### EXERCISE DETAILS
Only the lines from the top of the listing below to the line that has "const dayLabelHours = [2.4, 9.35, 15.1, 21.2, 27.8, 34.3];" should be echoed, with both ends kept and pictures left out.

━━ DATA EXTRACT

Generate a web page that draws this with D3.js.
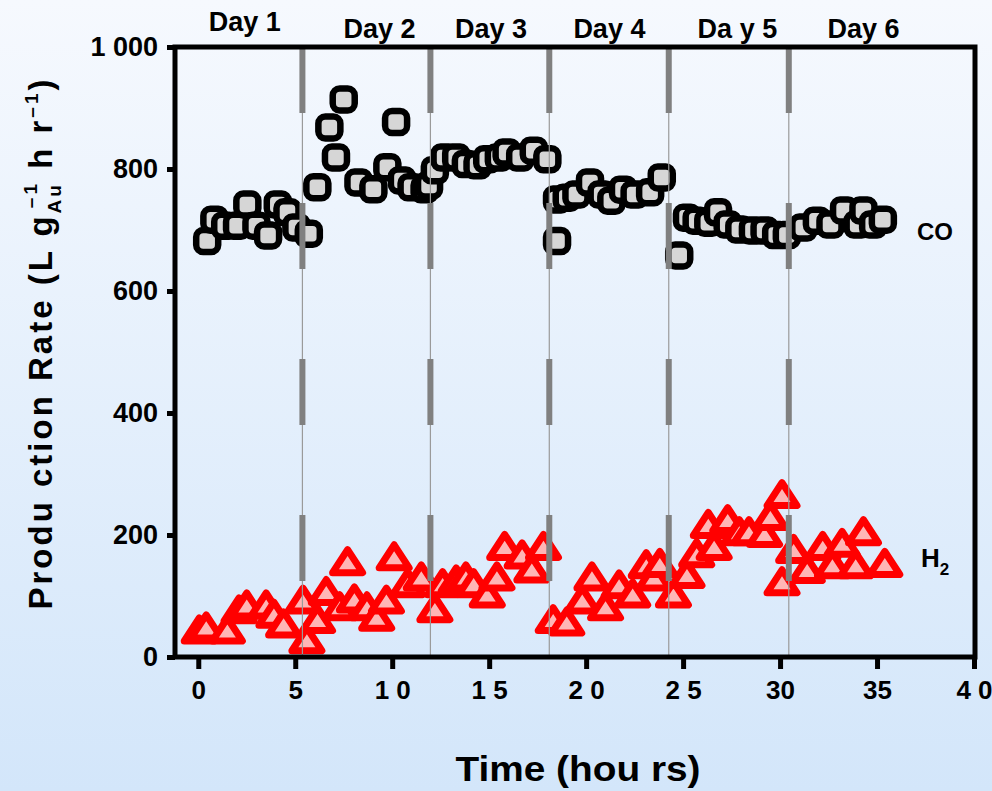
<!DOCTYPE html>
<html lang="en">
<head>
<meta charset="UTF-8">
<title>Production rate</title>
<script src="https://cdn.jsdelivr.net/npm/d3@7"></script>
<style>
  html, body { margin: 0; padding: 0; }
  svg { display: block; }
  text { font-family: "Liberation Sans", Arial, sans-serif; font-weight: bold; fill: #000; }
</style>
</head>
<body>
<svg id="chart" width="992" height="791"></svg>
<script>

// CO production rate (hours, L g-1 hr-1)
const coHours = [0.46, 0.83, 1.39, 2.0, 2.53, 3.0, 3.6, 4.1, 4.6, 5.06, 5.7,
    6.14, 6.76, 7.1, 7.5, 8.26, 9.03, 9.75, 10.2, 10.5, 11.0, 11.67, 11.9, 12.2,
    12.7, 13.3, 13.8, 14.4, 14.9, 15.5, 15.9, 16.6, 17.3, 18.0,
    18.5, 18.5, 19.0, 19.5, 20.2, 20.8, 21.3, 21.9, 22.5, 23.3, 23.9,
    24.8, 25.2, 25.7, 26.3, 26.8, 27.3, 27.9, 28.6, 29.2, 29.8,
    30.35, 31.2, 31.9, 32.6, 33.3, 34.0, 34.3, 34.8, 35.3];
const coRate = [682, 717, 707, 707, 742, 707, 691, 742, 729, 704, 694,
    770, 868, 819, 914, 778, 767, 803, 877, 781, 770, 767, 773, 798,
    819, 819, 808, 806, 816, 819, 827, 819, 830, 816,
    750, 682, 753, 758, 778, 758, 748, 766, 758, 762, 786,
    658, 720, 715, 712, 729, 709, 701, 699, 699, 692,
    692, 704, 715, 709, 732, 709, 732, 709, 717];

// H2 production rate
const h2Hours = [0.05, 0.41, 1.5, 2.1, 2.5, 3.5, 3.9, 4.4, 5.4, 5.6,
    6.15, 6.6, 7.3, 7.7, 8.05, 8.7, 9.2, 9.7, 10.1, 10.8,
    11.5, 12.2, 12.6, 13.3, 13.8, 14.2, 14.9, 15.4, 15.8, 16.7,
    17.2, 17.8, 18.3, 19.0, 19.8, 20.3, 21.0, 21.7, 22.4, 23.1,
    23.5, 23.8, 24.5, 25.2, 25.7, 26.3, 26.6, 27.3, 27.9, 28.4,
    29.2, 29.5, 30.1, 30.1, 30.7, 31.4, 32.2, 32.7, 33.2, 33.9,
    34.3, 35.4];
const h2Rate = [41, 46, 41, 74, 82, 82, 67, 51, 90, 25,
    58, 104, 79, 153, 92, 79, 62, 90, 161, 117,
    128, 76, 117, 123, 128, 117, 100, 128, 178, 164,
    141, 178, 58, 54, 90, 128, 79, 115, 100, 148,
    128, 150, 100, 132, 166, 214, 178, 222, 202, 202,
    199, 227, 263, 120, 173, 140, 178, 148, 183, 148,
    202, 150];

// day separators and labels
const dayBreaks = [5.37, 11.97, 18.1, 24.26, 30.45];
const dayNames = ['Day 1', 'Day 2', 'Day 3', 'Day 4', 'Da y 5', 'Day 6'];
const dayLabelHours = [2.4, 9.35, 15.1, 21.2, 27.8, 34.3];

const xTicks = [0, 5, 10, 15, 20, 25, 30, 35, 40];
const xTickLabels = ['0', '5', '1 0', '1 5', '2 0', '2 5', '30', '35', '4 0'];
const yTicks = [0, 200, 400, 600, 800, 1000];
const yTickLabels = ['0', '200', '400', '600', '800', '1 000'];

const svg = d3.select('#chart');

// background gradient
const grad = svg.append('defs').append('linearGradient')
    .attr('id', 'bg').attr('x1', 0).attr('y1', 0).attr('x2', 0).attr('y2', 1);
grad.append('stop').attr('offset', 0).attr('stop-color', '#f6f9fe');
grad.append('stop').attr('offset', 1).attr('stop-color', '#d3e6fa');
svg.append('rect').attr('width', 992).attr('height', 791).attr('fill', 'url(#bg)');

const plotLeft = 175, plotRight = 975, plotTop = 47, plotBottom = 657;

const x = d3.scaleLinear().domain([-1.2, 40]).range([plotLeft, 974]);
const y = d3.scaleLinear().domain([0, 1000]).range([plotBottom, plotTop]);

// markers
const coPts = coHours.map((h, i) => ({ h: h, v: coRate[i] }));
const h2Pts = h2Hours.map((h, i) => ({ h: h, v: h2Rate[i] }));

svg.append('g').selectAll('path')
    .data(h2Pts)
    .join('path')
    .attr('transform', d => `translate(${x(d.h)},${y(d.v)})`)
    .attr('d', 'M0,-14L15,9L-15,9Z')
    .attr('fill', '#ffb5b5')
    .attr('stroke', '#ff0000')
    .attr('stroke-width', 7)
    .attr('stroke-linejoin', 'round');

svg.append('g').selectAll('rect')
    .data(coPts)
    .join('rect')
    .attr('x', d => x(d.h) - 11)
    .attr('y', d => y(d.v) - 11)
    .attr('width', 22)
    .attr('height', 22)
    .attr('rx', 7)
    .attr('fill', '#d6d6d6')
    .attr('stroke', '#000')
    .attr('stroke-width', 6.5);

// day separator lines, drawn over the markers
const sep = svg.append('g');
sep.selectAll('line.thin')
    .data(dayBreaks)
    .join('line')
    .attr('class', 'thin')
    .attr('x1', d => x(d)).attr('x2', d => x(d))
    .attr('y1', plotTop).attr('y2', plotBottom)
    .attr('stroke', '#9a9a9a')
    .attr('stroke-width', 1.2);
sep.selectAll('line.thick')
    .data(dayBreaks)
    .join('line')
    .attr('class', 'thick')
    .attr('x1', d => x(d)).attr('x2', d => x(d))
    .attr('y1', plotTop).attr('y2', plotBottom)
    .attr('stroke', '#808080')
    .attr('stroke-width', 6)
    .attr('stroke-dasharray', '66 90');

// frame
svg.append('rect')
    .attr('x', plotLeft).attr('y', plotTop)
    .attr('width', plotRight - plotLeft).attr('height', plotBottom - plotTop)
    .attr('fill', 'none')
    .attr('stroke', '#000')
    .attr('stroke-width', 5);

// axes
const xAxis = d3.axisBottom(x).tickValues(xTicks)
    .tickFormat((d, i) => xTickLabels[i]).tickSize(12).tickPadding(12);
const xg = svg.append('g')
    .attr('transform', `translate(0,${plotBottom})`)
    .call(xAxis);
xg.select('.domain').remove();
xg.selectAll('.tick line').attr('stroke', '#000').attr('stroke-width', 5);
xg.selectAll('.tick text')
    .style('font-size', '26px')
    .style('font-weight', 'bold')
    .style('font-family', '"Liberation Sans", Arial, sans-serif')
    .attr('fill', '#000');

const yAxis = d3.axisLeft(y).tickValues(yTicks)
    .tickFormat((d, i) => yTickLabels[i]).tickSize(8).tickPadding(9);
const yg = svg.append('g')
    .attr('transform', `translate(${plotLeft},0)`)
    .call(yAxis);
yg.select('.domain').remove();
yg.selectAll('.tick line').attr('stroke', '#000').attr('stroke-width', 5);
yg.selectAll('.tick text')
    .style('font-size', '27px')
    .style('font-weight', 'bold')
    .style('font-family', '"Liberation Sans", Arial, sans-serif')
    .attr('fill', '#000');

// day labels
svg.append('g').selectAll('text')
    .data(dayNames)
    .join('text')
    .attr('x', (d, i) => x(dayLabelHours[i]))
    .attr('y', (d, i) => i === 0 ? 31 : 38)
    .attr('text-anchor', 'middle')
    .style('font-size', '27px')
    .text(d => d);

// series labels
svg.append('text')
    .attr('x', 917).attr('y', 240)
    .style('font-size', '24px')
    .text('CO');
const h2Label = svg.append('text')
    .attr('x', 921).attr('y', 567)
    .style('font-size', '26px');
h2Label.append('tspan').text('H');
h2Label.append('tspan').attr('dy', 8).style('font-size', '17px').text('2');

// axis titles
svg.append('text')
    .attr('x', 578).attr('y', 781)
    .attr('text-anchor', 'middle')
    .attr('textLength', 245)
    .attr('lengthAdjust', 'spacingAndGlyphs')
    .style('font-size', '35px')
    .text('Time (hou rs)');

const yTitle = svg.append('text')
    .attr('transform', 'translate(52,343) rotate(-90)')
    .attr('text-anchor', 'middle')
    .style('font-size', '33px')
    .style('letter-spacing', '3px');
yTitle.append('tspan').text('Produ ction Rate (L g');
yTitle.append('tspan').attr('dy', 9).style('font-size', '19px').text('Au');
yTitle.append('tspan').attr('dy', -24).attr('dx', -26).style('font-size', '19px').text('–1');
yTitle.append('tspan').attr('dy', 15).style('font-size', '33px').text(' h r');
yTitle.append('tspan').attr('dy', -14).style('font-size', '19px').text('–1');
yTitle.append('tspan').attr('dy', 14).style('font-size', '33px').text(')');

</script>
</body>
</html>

━━━━

### COMPLETED TASK
Generate a web page that draws this with D3.js.
<!DOCTYPE html>
<html lang="en">
<head>
<meta charset="UTF-8">
<title>Production rate</title>
<script src="https://cdn.jsdelivr.net/npm/d3@7"></script>
<style>
  html, body { margin: 0; padding: 0; }
  svg { display: block; }
  text { font-family: "Liberation Sans", Arial, sans-serif; font-weight: bold; fill: #000; }
</style>
</head>
<body>
<svg id="chart" width="992" height="791"></svg>
<script>

// CO production rate (hours, L g-1 hr-1)
const coHours = [0.46, 0.83, 1.39, 2.0, 2.53, 3.0, 3.6, 4.1, 4.6, 5.06, 5.7,
    6.14, 6.76, 7.1, 7.5, 8.26, 9.03, 9.75, 10.2, 10.5, 11.0, 11.67, 11.9, 12.2,
    12.7, 13.3, 13.8, 14.4, 14.9, 15.5, 15.9, 16.6, 17.3, 18.0,
    18.5, 18.5, 19.0, 19.5, 20.2, 20.8, 21.3, 21.9, 22.5, 23.3, 23.9,
    24.8, 25.2, 25.7, 26.3, 26.8, 27.3, 27.9, 28.6, 29.2, 29.8,
    30.35, 31.2, 31.9, 32.6, 33.3, 34.0, 34.3, 34.8, 35.3];
const coRate = [682, 717, 707, 707, 742, 707, 691, 742, 729, 704, 694,
    770, 868, 819, 914, 778, 767, 803, 877, 781, 770, 767, 773, 798,
    819, 819, 808, 806, 816, 819, 827, 819, 830, 816,
    750, 682, 753, 758, 778, 758, 748, 766, 758, 762, 786,
    658, 720, 715, 712, 729, 709, 701, 699, 699, 692,
    692, 704, 715, 709, 732, 709, 732, 709, 717];

// H2 production rate
const h2Hours = [0.05, 0.41, 1.5, 2.1, 2.5, 3.5, 3.9, 4.4, 5.4, 5.6,
    6.15, 6.6, 7.3, 7.7, 8.05, 8.7, 9.2, 9.7, 10.1, 10.8,
    11.5, 12.2, 12.6, 13.3, 13.8, 14.2, 14.9, 15.4, 15.8, 16.7,
    17.2, 17.8, 18.3, 19.0, 19.8, 20.3, 21.0, 21.7, 22.4, 23.1,
    23.5, 23.8, 24.5, 25.2, 25.7, 26.3, 26.6, 27.3, 27.9, 28.4,
    29.2, 29.5, 30.1, 30.1, 30.7, 31.4, 32.2, 32.7, 33.2, 33.9,
    34.3, 35.4];
const h2Rate = [41, 46, 41, 74, 82, 82, 67, 51, 90, 25,
    58, 104, 79, 153, 92, 79, 62, 90, 161, 117,
    128, 76, 117, 123, 128, 117, 100, 128, 178, 164,
    141, 178, 58, 54, 90, 128, 79, 115, 100, 148,
    128, 150, 100, 132, 166, 214, 178, 222, 202, 202,
    199, 227, 263, 120, 173, 140, 178, 148, 183, 148,
    202, 150];

// day separators and labels
const dayBreaks = [5.37, 11.97, 18.1, 24.26, 30.45];
const dayNames = ['Day 1', 'Day 2', 'Day 3', 'Day 4', 'Da y 5', 'Day 6'];
const dayLabelHours = [2.4, 9.35, 15.1, 21.2, 27.8, 34.3];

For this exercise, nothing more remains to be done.